The Golden Greens Foundation Charitable Trust (TGGFCT) is a rural development NGO. Its mission is clear: to create liveable, healthy, sustainable rural communities through the empowerment of local people. It has no political or religious ties.
The Foundation aims to uplift the most vulnerable populations by equipping people in rural areas with skills, resources, and opportunities so that they may become self-sustainable.
Its Founder and Chairman, S.V. Laiju, believes that the rural community, particularly in third world or developing countries, is getting a raw deal and this is something that needs addressing now. “We cannot continue to exploit a population that feeds the world when they themselves do not have enough food to eat”, writes Laiju on TGG’s website.
Currently their focus is mostly local, addressing community needs in the agricultural district of Wayanad in Kerala, although Laiju's vision is very much an international one. But before he and the rest of TGG team take on the world, they need to prove their concepts and capabilities. They need to create a method that works.
Even though it's small, the activities of TGGFCT are many, and I’ve got to be honest it has taken me some time to get my head around the structure and how it operates.
I’ll try and explain as straightforward as I can.
TGG Foundation is managed by its Board of Trustees which consists of Laiju and his wife Namitha.
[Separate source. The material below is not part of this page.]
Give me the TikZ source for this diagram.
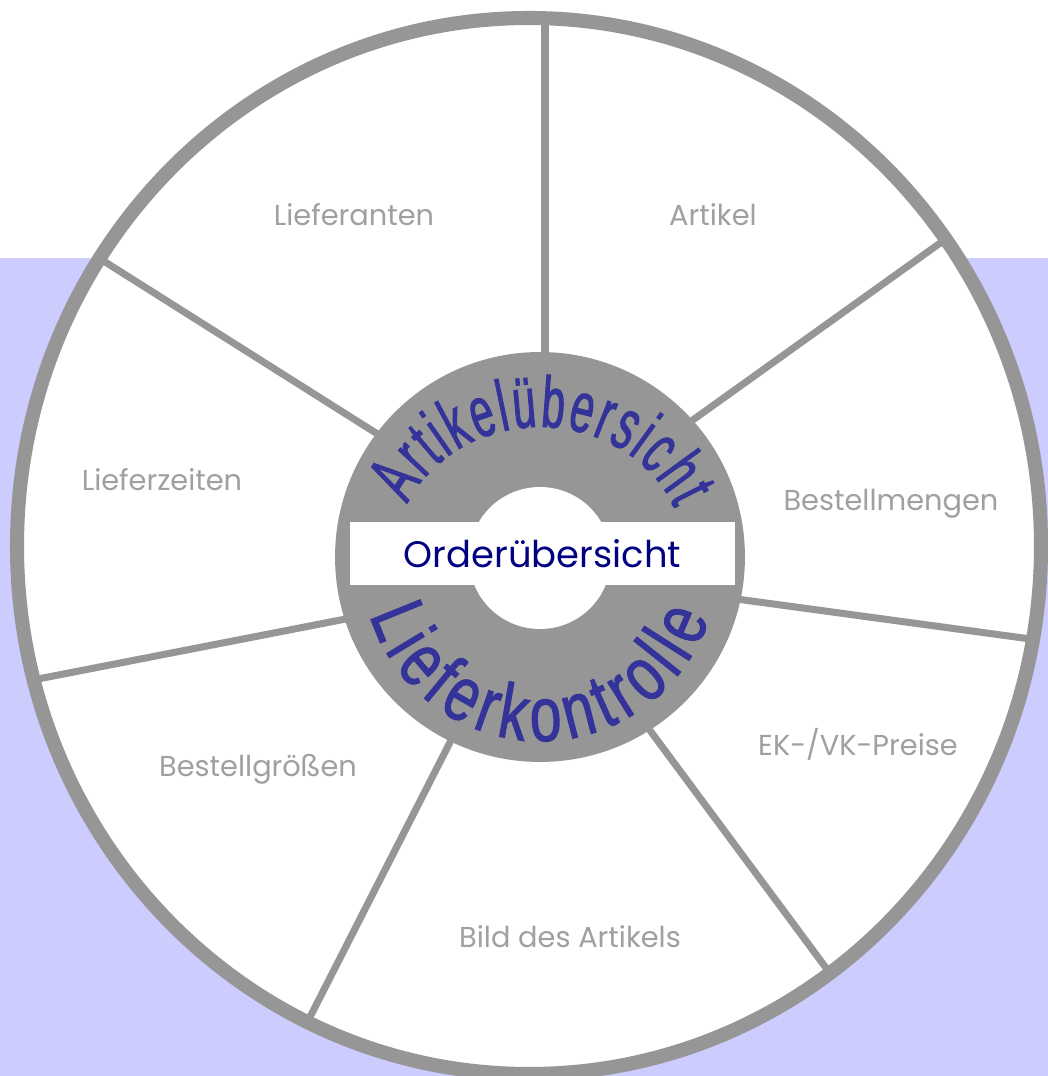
\documentclass[tikz,border=0pt]{standalone}
\usepackage{fontspec}
\setmainfont{Poppins}
\newfontfamily\archupfont[FakeStretch=0.58, FakeBold=1.3]{Liberation Sans}
\newfontfamily\archdownfont[FakeStretch=0.74, FakeBold=1.3]{Liberation Sans}
\usetikzlibrary{decorations.text}
\definecolor{WheelGray}{RGB}{150,150,150}
\definecolor{WheelBack}{RGB}{204,204,255}
\definecolor{LabelGray}{RGB}{160,160,160}
\definecolor{OrderNavy}{RGB}{0,0,128}
\definecolor{ArcBlue}{RGB}{51,51,153}

\begin{document}
\begin{tikzpicture}[x=0.02cm, y=0.02cm,
          spoke/.style={draw=WheelGray, line width=4pt},
          rim/.style={draw=WheelGray, line width=8pt},
          segtext/.style={font=\fontsize{16.4}{18}\selectfont, text=LabelGray},
          hubdisc/.style={circle, fill=WheelGray, inner sep=0pt},
          holedisc/.style={circle, fill=white, inner sep=0pt}
        ]
        \useasboundingbox (0,0) rectangle (1048,1076);
        \clip (0,0) rectangle (1048,1076);

        % Background
        \fill[white] (0,0) rectangle (1048,1076);
        \fill[WheelBack] (0,0) rectangle (1048,818);
        \fill[white] (529,530) ellipse [x radius=512, y radius=528];

        % Spokes
        \coordinate (s1a) at (545,520);  \coordinate (s1b) at (545,1055);
        \coordinate (s2a) at (560,561);  \coordinate (s2b) at (950,840);
        \coordinate (s3a) at (560,501);  \coordinate (s3b) at (1038,436);
        \coordinate (s4a) at (560,467);  \coordinate (s4b) at (832,100);
        \coordinate (s5a) at (520,471);  \coordinate (s5b) at (309,57);
        \coordinate (s6a) at (520,491);  \coordinate (s6b) at (38,397);
        \coordinate (s7a) at (520,552);  \coordinate (s7b) at (102,816);
        \foreach \s in {1,...,7}
          \draw[spoke] (s\s a) -- (s\s b);

        % Rim
        \draw[rim] (529,530) ellipse [x radius=512, y radius=528];

        % Hub
        \node[hubdisc, minimum size=8.2cm] (hub) at (540,519) {};
        \node[holedisc, minimum size=2.84cm] (hole) at (540,518) {};
        \node[fill=white, minimum width=7.7cm, minimum height=1.26cm,
              inner sep=0pt, text=OrderNavy,
              font=\fontsize{21}{24}\selectfont] (order) at (542.5,522.5)
              {Orderübersicht};

        % Arched titles
        \path[decorate, decoration={text along path, text align=fit to path,
              text={|\archupfont\fontsize{41}{42}\selectfont\color{ArcBlue}|Artikelübersicht}}]
              (540,519) ++(156:145 and 130)
              arc[start angle=156, end angle=22, x radius=145, y radius=130];
        \path[decorate, decoration={text along path, text align=fit to path,
              text={|\archdownfont\fontsize{44}{45}\selectfont\color{ArcBlue}|Lieferkontrolle}}]
              (540,513) ++(197:178)
              arc[start angle=197, end angle=342, radius=178];

        % Segment labels
        \node[segtext] (lieferanten) at (354,861) {Lieferanten};
        \node[segtext] (artikel)     at (713,861) {Artikel};
        \node[segtext] (mengen)      at (891,572) {Bestellmengen};
        \node[segtext] (zeiten)      at (162,596) {Lieferzeiten};
        \node[segtext] (groessen)    at (258,307) {Bestellgrößen};
        \node[segtext] (preise)      at (858,332) {EK-/VK-Preise};
        \node[segtext] (bild)        at (570,139) {Bild des Artikels};
      \end{tikzpicture}
\end{document}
Laiju is the day-to-day operational head, and Namitha mostly looks after the accounting and legalities.
The Operational Team consists of a Self Help Group (five women, pictured below) and a couple of other people. The Self Help Group act in unison, working together on new revenue generating ideas and depositing a percentage of their income into a micro-credit system called Mouldhan.
The Working Committee currently consists of four people who work with TGG on an honorary basis. Each person has a specific area of focus like women empowerment projects for example, and is responsible for exploring new ways that the Foundation can generate revenue.
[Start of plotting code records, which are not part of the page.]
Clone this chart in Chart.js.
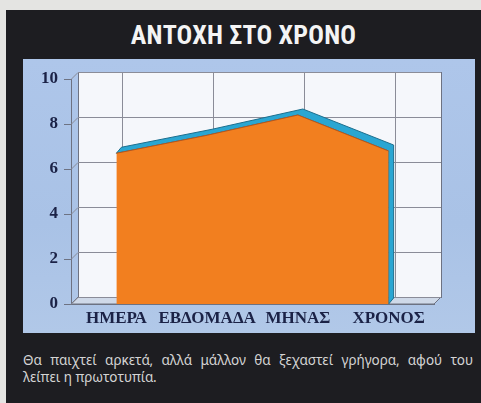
<!DOCTYPE html>
<html>
<head>
<meta charset="utf-8">
<script src="https://cdn.jsdelivr.net/npm/chart.js@4"></script>
<style>
  html, body { margin: 0; padding: 0; }
  body { width: 481px; height: 403px; background: #e4e4e2; position: relative; overflow: hidden; }
  #box { position: absolute; left: 6px; top: 10px; width: 475px; height: 393px; background: #1d1d21; }
  #title {
    position: absolute; left: 0; top: 20px; width: 487px; text-align: center;
    font-family: "Liberation Sans Narrow", "Roboto Condensed", "Arial Narrow", sans-serif;
    font-weight: bold; font-size: 26px; color: #f4f4f4; letter-spacing: 0.2px;
  }
  #panel {
    position: absolute; left: 23px; top: 59px; width: 452px; height: 274px;
    background: linear-gradient(180deg, #aec6ea 0%, #a9c2e6 60%, #b1c8e8 100%);
  }
  #panel canvas { position: absolute; left: 0; top: 0; }
  #caption {
    position: absolute; left: 23px; top: 352px; width: 450px;
    font-family: "Noto Sans", "DejaVu Sans", sans-serif; font-size: 13.5px;
    line-height: 17px; color: #d4d4d4;
  }
  #caption .l1 { text-align: justify; text-align-last: justify; }
</style>
</head>
<body>
<div id="box"></div>
<div id="title">ΑΝΤΟΧΗ ΣΤΟ ΧΡΟΝΟ</div>
<div id="panel"><canvas id="chart" width="452" height="274"></canvas></div>
<div id="caption">
  <div class="l1">Θα παιχτεί αρκετά, αλλά μάλλον θα ξεχαστεί γρήγορα, αφού του</div>
  <div>λείπει η πρωτοτυπία.</div>
</div>
<script>
// data
const categories = ['ΗΜΕΡΑ', 'ΕΒΔΟΜΑΔΑ', 'ΜΗΝΑΣ', 'ΧΡΟΝΟΣ']
const durability = [6.7, 7.5, 8.4, 6.8]
const yTicks = [0, 2, 4, 6, 8, 10]

const DEPTH = 7 // back wall offset
const SIDE = { dx: 5, dy: -6 } // thickness of the blue 3d edge
const lineCol = '#6d7282'
const textCol = '#1b2246'

// draws the back wall, floor and the blue side of the area
const wallPlugin = {
  id: 'wall',
  beforeDatasetsDraw(chart) {
    const ctx = chart.ctx
    const { left, right, top, bottom } = chart.chartArea
    const x = chart.scales.x
    const y = chart.scales.y
    ctx.save()
    // floor
    ctx.fillStyle = '#cfd9e8'
    ctx.strokeStyle = lineCol
    ctx.lineWidth = 1
    ctx.beginPath()
    ctx.moveTo(left, bottom)
    ctx.lineTo(right, bottom)
    ctx.lineTo(right + DEPTH, bottom - DEPTH)
    ctx.lineTo(left + DEPTH, bottom - DEPTH)
    ctx.closePath()
    ctx.fill()
    ctx.stroke()
    // wall
    ctx.fillStyle = '#f5f7fb'
    ctx.fillRect(left + DEPTH, top - DEPTH, right - left, bottom - top)
    ctx.strokeRect(left + DEPTH + 0.5, top - DEPTH + 0.5, right - left, bottom - top)
    ctx.strokeStyle = '#8a8c98'
    yTicks.forEach(function (v) {
      const py = Math.round(y.getPixelForValue(v)) + 0.5
      ctx.beginPath()
      ctx.moveTo(left, py)
      ctx.lineTo(left + DEPTH, py - DEPTH)
      ctx.lineTo(right + DEPTH, py - DEPTH)
      ctx.stroke()
    })
    categories.forEach(function (c, i) {
      const px = Math.round(x.getPixelForTick(i)) + 0.5 + DEPTH - 1
      ctx.beginPath()
      ctx.moveTo(px, top - DEPTH)
      ctx.lineTo(px, bottom - DEPTH)
      ctx.stroke()
    })
    // blue edge behind the orange area
    const pts = chart.getDatasetMeta(0).data
    const base = y.getPixelForValue(0)
    const last = pts[pts.length - 1]
    ctx.fillStyle = '#2aa6d2'
    ctx.strokeStyle = '#1d6f8e'
    ctx.beginPath()
    ctx.moveTo(pts[0].x, pts[0].y)
    pts.forEach(function (p) {
      ctx.lineTo(p.x + SIDE.dx, p.y + SIDE.dy)
    })
    ctx.lineTo(last.x + SIDE.dx, base + SIDE.dy)
    ctx.lineTo(last.x, base)
    for (let i = pts.length - 1; i >= 0; i--) {
      ctx.lineTo(pts[i].x, pts[i].y)
    }
    ctx.closePath()
    ctx.fill()
    ctx.stroke()
    ctx.restore()
  },
}

const chart = new Chart(document.getElementById('chart'), {
  type: 'line',
  data: {
    labels: categories,
    datasets: [
      {
        data: durability,
        fill: 'origin',
        backgroundColor: '#f27f1f',
        borderColor: '#b9561a',
        borderWidth: 1,
        pointRadius: 0,
        tension: 0,
      },
    ],
  },
  options: {
    responsive: false,
    animation: false,
    devicePixelRatio: 1,
    layout: { padding: { top: 20, right: 41, left: 0, bottom: 0 } },
    plugins: { legend: { display: false }, tooltip: { enabled: false } },
    scales: {
      x: {
        type: 'category',
        offset: true,
        grid: { display: false },
        border: { display: true, color: lineCol },
        ticks: {
          color: textCol,
          padding: -4,
          maxRotation: 0,
          autoSkip: false,
          font: { family: '"Liberation Serif", "DejaVu Serif", serif', size: 17, weight: 'bold' },
        },
        afterFit: function (s) { s.height = 29 },
      },
      y: {
        min: 0,
        max: 10,
        afterBuildTicks: function (s) { s.ticks = yTicks.map(function (v) { return { value: v } }) },
        grid: { drawOnChartArea: false, drawTicks: true, tickLength: 7, color: lineCol },
        border: { display: true, color: lineCol },
        ticks: {
          color: textCol,
          padding: 6,
          font: { family: '"Liberation Serif", "DejaVu Serif", serif', size: 17, weight: 'bold' },
        },
        afterFit: function (s) { s.width = 48 },
      },
    },
  },
  plugins: [wallPlugin],
})
</script>
</body>
</html>
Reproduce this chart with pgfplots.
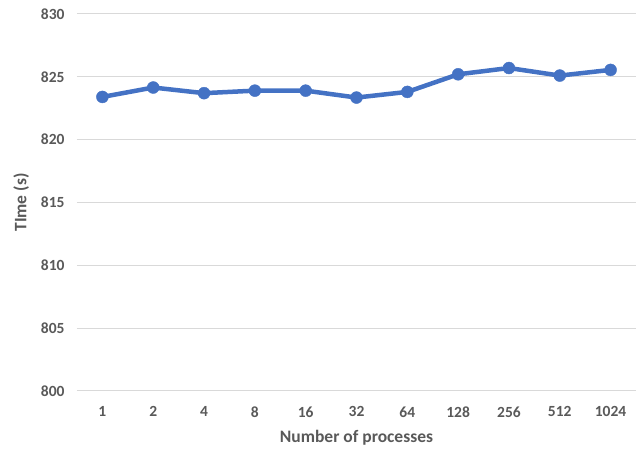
\documentclass[border=0pt]{standalone}
\usepackage{pgfplots}
\pgfplotsset{compat=1.18}
\usepackage{fontspec}
\setmainfont{Carlito}
\definecolor{txt}{HTML}{595959}
\definecolor{gridc}{HTML}{D9D9D9}
\definecolor{linec}{HTML}{4472C4}
\begin{document}
\begin{tikzpicture}
\begin{axis}[
  scale only axis,
  width=559pt, height=377pt,
  xmin=-0.5, xmax=10.5,
  ymin=800, ymax=830,
  ytick={800,805,...,830},
  xtick=data,
  xticklabels={1,2,4,8,16,32,64,128,256,512,1024},
  axis line style={draw=none},
  major tick length=0pt,
  xmajorgrids=false,
  ymajorgrids=true,
  major grid style={draw=gridc, line width=1pt},
  /pgf/number format/assume math mode=true,
  ticklabel style={font=\fontsize{15.5}{18}\selectfont\bfseries, text=txt},
  yticklabel style={xshift=-9pt},
  xticklabel style={yshift=-12pt},
  xlabel={Number of processes},
  ylabel={TIme (s)},
  label style={font=\fontsize{17.5}{20}\selectfont\bfseries, text=txt},
  xlabel style={yshift=-6pt},
  ylabel style={yshift=5pt},
]
\addplot[linec, line width=4.5pt, mark=*, mark size=6pt, mark options={solid, fill=linec, draw=linec, line width=0.4pt}]
coordinates {(0,823.4) (1,824.15) (2,823.7) (3,823.9) (4,823.9) (5,823.35) (6,823.8) (7,825.2) (8,825.7) (9,825.1) (10,825.55)};
\end{axis}
\pgfresetboundingbox
\path ([shift={(-77pt,-60pt)}]current axis.south west) rectangle ([shift={(6pt,14pt)}]current axis.north east);
\end{tikzpicture}
\end{document}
An Advisory Board of two people also working on an honorary basis are available for management to consult with. Regular volunteers, usually at the farm, make up the rest of the team.
Sustainable farming – The farm managed by TGG Foundation is 100% organic. It produces roughly 1,800kgs of green tea per year as well as a relatively small amount of coffee and spices like cardamom, pepper, turmeric and cinnamon. Livestock on the farm includes goats, chicken, cows, geese, and recently acquired pigeon (yes, I said pigeon!). The farm is managed by Sushma and Hari (husband and wife) and employs one full-time woman and some seasonal staff. Any revenue generated by the farm helps to fund further TGG activities.
Rural empowerment – This is essentially job creation and skill development mainly for at risk groups like women and young people. Alongside the working opportunities on the farm, TGG currently operates a tailoring workshop and packaging centre. The tailoring workshop is ran by Beena Teacher, who is head of the Self Help Group mentioned above.
Responsible India Mission – The belief that every person in India shares the responsibility to help those that are less fortunate shapes much of the community work at TGG. Specific examples include sponsoring orphans with accommodation and more recently crowdfunding to construct a small but stable house for a local family that were living in a makeshift shack.
Supporting local farmers – TGG Foundation recognises that farmers are often put in a position where they are forced to sell their produce at an unfair price. In Kerala and across much of India, farmer suicides have become common as a result of this unfair practice. By working with farmers to establish fair distribution paths, TGG aims to help them get their produce straight to the end customer, whilst promoting ethical farming practices simultaneously.
As well as all of the above activities, the TGG Foundation is working on new ideas and practices that will allow it to continue its work and spread its reach to more people.
Not bad for a charity that’s just entered its fourth year!